_What this task involves_.
For this exercise, repeat all of the material verbatim apart from its images.

_Supplied data_.
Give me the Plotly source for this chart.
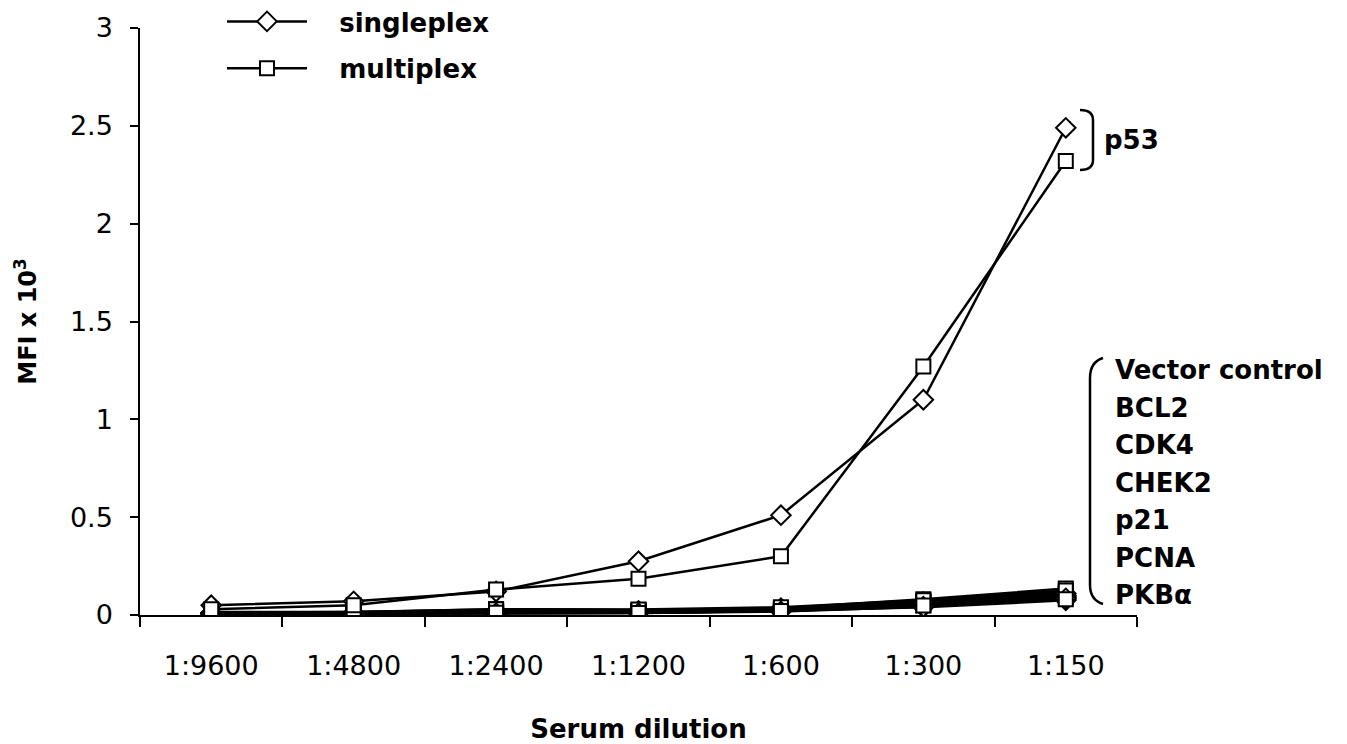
import plotly.graph_objects as go

dilutions = ["1:9600", "1:4800", "1:2400", "1:1200", "1:600", "1:300", "1:150"]

p53_single = [0.05, 0.07, 0.12, 0.275, 0.51, 1.10, 2.49]
p53_multi = [0.03, 0.05, 0.13, 0.185, 0.30, 1.27, 2.32]

antigens = ["Vector control", "BCL2", "CDK4", "CHEK2", "p21", "PCNA", "PKBα"]
low_single = {
    "Vector control": [0.010, 0.010, 0.015, 0.015, 0.025, 0.050, 0.090],
    "BCL2":           [0.005, 0.008, 0.012, 0.012, 0.020, 0.045, 0.080],
    "CDK4":           [0.008, 0.010, 0.020, 0.018, 0.030, 0.060, 0.100],
    "CHEK2":          [0.012, 0.012, 0.018, 0.020, 0.028, 0.055, 0.095],
    "p21":            [0.006, 0.007, 0.010, 0.012, 0.022, 0.040, 0.075],
    "PCNA":           [0.010, 0.012, 0.022, 0.020, 0.035, 0.065, 0.110],
    "PKBα":           [0.004, 0.006, 0.010, 0.010, 0.018, 0.042, 0.085],
}
low_multi = {
    "Vector control": [0.015, 0.015, 0.025, 0.020, 0.030, 0.070, 0.120],
    "BCL2":           [0.010, 0.010, 0.015, 0.015, 0.025, 0.060, 0.100],
    "CDK4":           [0.012, 0.014, 0.030, 0.025, 0.035, 0.080, 0.135],
    "CHEK2":          [0.008, 0.010, 0.020, 0.018, 0.030, 0.065, 0.110],
    "p21":            [0.006, 0.008, 0.012, 0.012, 0.022, 0.050, 0.090],
    "PCNA":           [0.012, 0.015, 0.030, 0.028, 0.040, 0.075, 0.125],
    "PKBα":           [0.005, 0.008, 0.012, 0.010, 0.020, 0.048, 0.080],
}

FONT = "DejaVu Sans"
W, H = 1347, 744
OFF = 8  # page body margin
L, R, T, B = 140, 1137, 28, 615  # plot area in screen pixels

def px(x):
    return (x - L) / (R - L)

def py(y):
    return (B - y) / (B - T)

fig = go.Figure()

mk_single = dict(symbol="diamond", size=15, color="white", line=dict(color="black", width=2))
mk_multi = dict(symbol="square", size=14, color="white", line=dict(color="black", width=2))

for a in antigens:
    fig.add_trace(go.Scatter(x=dilutions, y=low_single[a], mode="lines+markers",
                             line=dict(color="black", width=2.5), marker=mk_single,
                             showlegend=False, name=a + " singleplex"))
    fig.add_trace(go.Scatter(x=dilutions, y=low_multi[a], mode="lines+markers",
                             line=dict(color="black", width=2.5), marker=mk_multi,
                             showlegend=False, name=a + " multiplex"))

fig.add_trace(go.Scatter(x=dilutions, y=p53_single, mode="lines+markers",
                         line=dict(color="black", width=2.5), marker=mk_single,
                         name="\u00a0\u00a0\u00a0singleplex", legendgroup="s"))
fig.add_trace(go.Scatter(x=dilutions, y=p53_multi, mode="lines+markers",
                         line=dict(color="black", width=2.5), marker=mk_multi,
                         name="\u00a0\u00a0\u00a0multiplex", legendgroup="m"))

shapes = [
    # p53 bracket
    dict(type="path", xref="paper", yref="paper",
         path=f"M {px(1080)},{py(110)} Q {px(1093)},{py(110)} {px(1093)},{py(120)} "
              f"L {px(1093)},{py(160)} Q {px(1093)},{py(170)} {px(1080)},{py(170)}",
         line=dict(color="black", width=2.5)),
    # gene list brace
    dict(type="path", xref="paper", yref="paper",
         path=f"M {px(1103)},{py(358)} Q {px(1090)},{py(362)} {px(1090)},{py(378)} "
              f"L {px(1090)},{py(585)} Q {px(1090)},{py(600)} {px(1103)},{py(604)}",
         line=dict(color="black", width=2.5)),
]

annotations = [dict(text="<b>p53</b>", x=px(1102), y=py(140), xref="paper", yref="paper",
                    xanchor="left", yanchor="middle", showarrow=False,
                    font=dict(family=FONT, size=26, color="black"))]
for i, a in enumerate(antigens):
    annotations.append(dict(text=f"<b>{a}</b>", x=px(1113), y=py(370 + i * 37.5),
                            xref="paper", yref="paper", xanchor="left", yanchor="middle",
                            showarrow=False, font=dict(family=FONT, size=26, color="black")))

fig.update_layout(
    width=W - OFF, height=H - OFF,
    margin=dict(l=L - OFF, r=W - R, t=T - OFF, b=H - B, autoexpand=False),
    paper_bgcolor="white", plot_bgcolor="white",
    font=dict(family=FONT, color="black"),
    showlegend=True,
    legend=dict(x=px(222), y=py(-2), xanchor="left", yanchor="top",
                bgcolor="rgba(0,0,0,0)", itemwidth=80, tracegroupgap=10,
                traceorder="grouped",
                font=dict(family=FONT, size=26, color="black", weight="bold")),
    xaxis=dict(type="category", range=[-0.5, 6.5], showgrid=False, zeroline=False,
               showline=True, linecolor="black", linewidth=1.5,
               ticks="outside", tickson="boundaries", ticklen=10, tickwidth=1.5,
               tickcolor="black", ticklabelstandoff=26,
               tickfont=dict(family=FONT, size=27, color="black"),
               title=dict(text="<b>Serum dilution</b>", standoff=44,
                          font=dict(family=FONT, size=26, color="black"))),
    yaxis=dict(range=[0, 3], dtick=0.5, showgrid=False, zeroline=False,
               showline=True, linecolor="black", linewidth=1.5,
               ticks="outside", ticklen=8, tickwidth=1.5, tickcolor="black",
               ticklabelstandoff=12,
               tickfont=dict(family=FONT, size=27, color="black"),
               title=dict(text="<b>MFI x 10<sup>3</sup></b>", standoff=26,
                          font=dict(family=FONT, size=24, color="black"))),
    shapes=shapes,
    annotations=annotations,
)

fig.write_html("out.html")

_Written response_.
Give me the Plotly source for this chart.
import plotly.graph_objects as go

dilutions = ["1:9600", "1:4800", "1:2400", "1:1200", "1:600", "1:300", "1:150"]

p53_single = [0.05, 0.07, 0.12, 0.275, 0.51, 1.10, 2.49]
p53_multi = [0.03, 0.05, 0.13, 0.185, 0.30, 1.27, 2.32]

antigens = ["Vector control", "BCL2", "CDK4", "CHEK2", "p21", "PCNA", "PKBα"]
low_single = {
    "Vector control": [0.010, 0.010, 0.015, 0.015, 0.025, 0.050, 0.090],
    "BCL2":           [0.005, 0.008, 0.012, 0.012, 0.020, 0.045, 0.080],
    "CDK4":           [0.008, 0.010, 0.020, 0.018, 0.030, 0.060, 0.100],
    "CHEK2":          [0.012, 0.012, 0.018, 0.020, 0.028, 0.055, 0.095],
    "p21":            [0.006, 0.007, 0.010, 0.012, 0.022, 0.040, 0.075],
    "PCNA":           [0.010, 0.012, 0.022, 0.020, 0.035, 0.065, 0.110],
    "PKBα":           [0.004, 0.006, 0.010, 0.010, 0.018, 0.042, 0.085],
}
low_multi = {
    "Vector control": [0.015, 0.015, 0.025, 0.020, 0.030, 0.070, 0.120],
    "BCL2":           [0.010, 0.010, 0.015, 0.015, 0.025, 0.060, 0.100],
    "CDK4":           [0.012, 0.014, 0.030, 0.025, 0.035, 0.080, 0.135],
    "CHEK2":          [0.008, 0.010, 0.020, 0.018, 0.030, 0.065, 0.110],
    "p21":            [0.006, 0.008, 0.012, 0.012, 0.022, 0.050, 0.090],
    "PCNA":           [0.012, 0.015, 0.030, 0.028, 0.040, 0.075, 0.125],
    "PKBα":           [0.005, 0.008, 0.012, 0.010, 0.020, 0.048, 0.080],
}

FONT = "DejaVu Sans"
W, H = 1347, 744
OFF = 8  # page body margin
L, R, T, B = 140, 1137, 28, 615  # plot area in screen pixels

def px(x):
    return (x - L) / (R - L)

def py(y):
    return (B - y) / (B - T)

fig = go.Figure()

mk_single = dict(symbol="diamond", size=15, color="white", line=dict(color="black", width=2))
mk_multi = dict(symbol="square", size=14, color="white", line=dict(color="black", width=2))

for a in antigens:
    fig.add_trace(go.Scatter(x=dilutions, y=low_single[a], mode="lines+markers",
                             line=dict(color="black", width=2.5), marker=mk_single,
                             showlegend=False, name=a + " singleplex"))
    fig.add_trace(go.Scatter(x=dilutions, y=low_multi[a], mode="lines+markers",
                             line=dict(color="black", width=2.5), marker=mk_multi,
                             showlegend=False, name=a + " multiplex"))

fig.add_trace(go.Scatter(x=dilutions, y=p53_single, mode="lines+markers",
                         line=dict(color="black", width=2.5), marker=mk_single,
                         name="\u00a0\u00a0\u00a0singleplex", legendgroup="s"))
fig.add_trace(go.Scatter(x=dilutions, y=p53_multi, mode="lines+markers",
                         line=dict(color="black", width=2.5), marker=mk_multi,
                         name="\u00a0\u00a0\u00a0multiplex", legendgroup="m"))

shapes = [
    # p53 bracket
    dict(type="path", xref="paper", yref="paper",
         path=f"M {px(1080)},{py(110)} Q {px(1093)},{py(110)} {px(1093)},{py(120)} "
              f"L {px(1093)},{py(160)} Q {px(1093)},{py(170)} {px(1080)},{py(170)}",
         line=dict(color="black", width=2.5)),
    # gene list brace
    dict(type="path", xref="paper", yref="paper",
         path=f"M {px(1103)},{py(358)} Q {px(1090)},{py(362)} {px(1090)},{py(378)} "
              f"L {px(1090)},{py(585)} Q {px(1090)},{py(600)} {px(1103)},{py(604)}",
         line=dict(color="black", width=2.5)),
]

annotations = [dict(text="<b>p53</b>", x=px(1102), y=py(140), xref="paper", yref="paper",
                    xanchor="left", yanchor="middle", showarrow=False,
                    font=dict(family=FONT, size=26, color="black"))]
for i, a in enumerate(antigens):
    annotations.append(dict(text=f"<b>{a}</b>", x=px(1113), y=py(370 + i * 37.5),
                            xref="paper", yref="paper", xanchor="left", yanchor="middle",
                            showarrow=False, font=dict(family=FONT, size=26, color="black")))

fig.update_layout(
    width=W - OFF, height=H - OFF,
    margin=dict(l=L - OFF, r=W - R, t=T - OFF, b=H - B, autoexpand=False),
    paper_bgcolor="white", plot_bgcolor="white",
    font=dict(family=FONT, color="black"),
    showlegend=True,
    legend=dict(x=px(222), y=py(-2), xanchor="left", yanchor="top",
                bgcolor="rgba(0,0,0,0)", itemwidth=80, tracegroupgap=10,
                traceorder="grouped",
                font=dict(family=FONT, size=26, color="black", weight="bold")),
    xaxis=dict(type="category", range=[-0.5, 6.5], showgrid=False, zeroline=False,
               showline=True, linecolor="black", linewidth=1.5,
               ticks="outside", tickson="boundaries", ticklen=10, tickwidth=1.5,
               tickcolor="black", ticklabelstandoff=26,
               tickfont=dict(family=FONT, size=27, color="black"),
               title=dict(text="<b>Serum dilution</b>", standoff=44,
                          font=dict(family=FONT, size=26, color="black"))),
    yaxis=dict(range=[0, 3], dtick=0.5, showgrid=False, zeroline=False,
               showline=True, linecolor="black", linewidth=1.5,
               ticks="outside", ticklen=8, tickwidth=1.5, tickcolor="black",
               ticklabelstandoff=12,
               tickfont=dict(family=FONT, size=27, color="black"),
               title=dict(text="<b>MFI x 10<sup>3</sup></b>", standoff=26,
                          font=dict(family=FONT, size=24, color="black"))),
    shapes=shapes,
    annotations=annotations,
)

fig.write_html("out.html")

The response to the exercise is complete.